Zoran Stamenić

Personal information
- Date of birth: 3 August 1977 (age 48)
- Place of birth: Slavonski Brod, SR Croatia, SFR Yugoslavia
- Height: 1.86 m (6 ft 1 in)
- Position: Centre-back

Youth career
- FK Polet 1926
- Sloga

Senior career*
- Years: Team / Apps / (Gls)
- 1998–2004: ČSK Čelarevo
- 2004: Honvéd Budapest / 8 / (0)
- 2005: ČSK Čelarevo / 29 / (4)
- 2006–2007: Mladost Apatin / 21 / (1)
- 2008–2009: Grindavik / 35 / (3)
- 2010: Klepp / 8 / (2)
- 2011: BÍ/Bolungarvík / 11 / (1)
- 2012–2014: Mladost Apatin
- 2014–2015: Bobota-Agrar

Managerial career
- 2016-2018: Mladost APA

= Zoran Stamenić =

Serbian footballer (born 1977)

Zoran Stamenić (Зоран Стаменић; born 3 August 1977) is a Serbian former professional footballer who played as a centre-back in Serbia, Hungary, Iceland, Norway and Croatia.

==Career==
Born in Slavonski Brod, SR Croatia, SFR Yugoslavia, Stamenić started playing with local club FK Polet 1926 before joining Sloga. He later joined Vojvodina who loaned him to ČSK Čelarevo. He went on to spend nearly a decade with ČSK Čelarevo, playing in the Serbian lower league between 1998 and 2004.

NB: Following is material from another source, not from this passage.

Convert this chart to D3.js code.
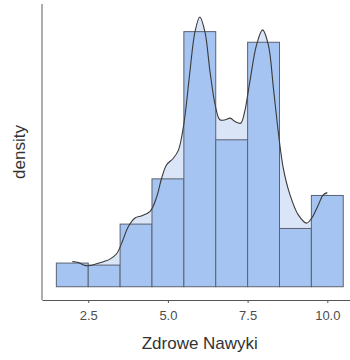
<!DOCTYPE html>
<html>
<head>
<meta charset="utf-8">
<script src="https://cdn.jsdelivr.net/npm/d3@7"></script>
<style>
  html, body { margin: 0; padding: 0; background: #ffffff; }
  svg { display: block; }
</style>
</head>
<body>
<svg id="chart" width="350" height="360"></svg>
<script>
// Histogram bins (unit width, left edges) and their densities
const binStarts = [1.5, 2.5, 3.5, 4.5, 5.5, 6.5, 7.5, 8.5, 9.5];
const binDensity = [0.0234, 0.0214, 0.0619, 0.1066, 0.2521, 0.1452, 0.2416, 0.0576, 0.0902];

// Kernel density estimate, sampled along the observed range
const kdeX = [2.00, 2.19, 2.35, 2.50, 2.76, 3.00, 3.18, 3.39, 3.55, 3.76, 3.97, 4.18, 4.44, 4.65,
              4.80, 4.96, 5.17, 5.33, 5.48, 5.57, 5.69, 5.85, 6.00, 6.16, 6.32, 6.48, 6.63, 6.80,
              6.95, 7.12, 7.28, 7.40, 7.57, 7.78, 7.97, 8.15, 8.31, 8.46, 8.62, 8.83, 9.09, 9.35,
              9.51, 9.72, 9.87, 10.00];
const kdeY = [0.0250, 0.0240, 0.0215, 0.0207, 0.0227, 0.0250, 0.0273, 0.0326, 0.0431, 0.0596, 0.0680,
              0.0701, 0.0744, 0.0890, 0.1070, 0.1205, 0.1270, 0.1350, 0.1570, 0.1780, 0.2126, 0.2520,
              0.2665, 0.2520, 0.2126, 0.1800, 0.1650, 0.1650, 0.1666, 0.1630, 0.1616, 0.1720, 0.2027,
              0.2390, 0.2538, 0.2390, 0.1960, 0.1534, 0.1170, 0.0908, 0.0710, 0.0629, 0.0678, 0.0810,
              0.0908, 0.0930];

const xTicks = [2.5, 5.0, 7.5, 10.0];
const xTitle = "Zdrowe Nawyki";
const yTitle = "density";

const svg = d3.select("#chart");
const binWidth = 1;
const font = "'Liberation Sans', Arial, sans-serif";

const x = d3.scaleLinear().domain([1.05, 10.95]).range([42, 357.6]);
const y = d3.scaleLinear().domain([-0.0131, 0.2794]).range([300, 4]);

const kde = kdeX.map((v, i) => ({ x: v, y: kdeY[i] }));
const bins = binStarts.map((s, i) => ({ x0: s, x1: s + binWidth, d: binDensity[i] }));

// density fill underneath the bars
svg.append("path")
  .datum(kde)
  .attr("d", d3.area().x(d => x(d.x)).y0(y(0)).y1(d => y(d.y)).curve(d3.curveCatmullRom.alpha(0.5)))
  .attr("fill", "#dae5f7");

// histogram bars
svg.append("g").selectAll("rect")
  .data(bins)
  .join("rect")
  .attr("x", d => x(d.x0))
  .attr("y", d => y(d.d))
  .attr("width", d => x(d.x1) - x(d.x0))
  .attr("height", d => y(0) - y(d.d))
  .attr("fill", "#a5c4f1")
  .attr("stroke", "#5b6270")
  .attr("stroke-width", 1);

// density outline
svg.append("path")
  .datum(kde)
  .attr("d", d3.line().x(d => x(d.x)).y(d => y(d.y)).curve(d3.curveCatmullRom.alpha(0.5)))
  .attr("fill", "none")
  .attr("stroke", "#3a3a3a")
  .attr("stroke-width", 1.1);

// axes
const xAxis = svg.append("g")
  .attr("transform", "translate(0,300)")
  .call(d3.axisBottom(x).tickValues(xTicks).tickFormat(d3.format(".1f")).tickSizeInner(3).tickSizeOuter(0).tickPadding(8));
xAxis.select(".domain").attr("stroke", "#555").attr("stroke-width", 1.1);
xAxis.selectAll(".tick line").attr("stroke", "#555");
xAxis.selectAll(".tick text")
  .attr("fill", "#4d4d4d")
  .attr("font-family", font)
  .attr("font-size", "13px");

svg.append("line")
  .attr("x1", 42).attr("x2", 42)
  .attr("y1", 4).attr("y2", 300)
  .attr("stroke", "#6a6a6a").attr("stroke-width", 1.1);

// axis titles
svg.append("text")
  .attr("x", (42 + 357.6) / 2)
  .attr("y", 349)
  .attr("text-anchor", "middle")
  .attr("font-family", font)
  .attr("font-size", "17px")
  .attr("fill", "#333")
  .text(xTitle);

svg.append("text")
  .attr("transform", "translate(25,152) rotate(-90)")
  .attr("text-anchor", "middle")
  .attr("font-family", font)
  .attr("font-size", "17px")
  .attr("fill", "#333")
  .text(yTitle);
</script>
</body>
</html>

In summer 2004 Stamenić moved to Hungary and joined Honvéd Budapest playing in the Nemzeti Bajnokság I but during the winter break he returned to ČSK. During the winter break of the 2005–06 season, he moved to Mladost Apatin playing then in the Serbian First League, however at the end of the season they gained promotion to the Serbian SuperLiga. In the 2006–07 he helped Mladost Apatin to sixth place in the top tier. In January 2008 he moved to Iceland and signed with Grindavik and play in the top league Úrvalsdeild during the seasons 2008 and 2009. In 2010, he moved to Norway and played with Klepp IL in Norwegian lower leagues. He was not eligible to play however.

In 2011, he would return to Iceland and play with BÍ/Bolungarvík the 2011 season.

After finishing his playing career with NK Bobota-Agrar he became a youth coach at Mladost Apatin.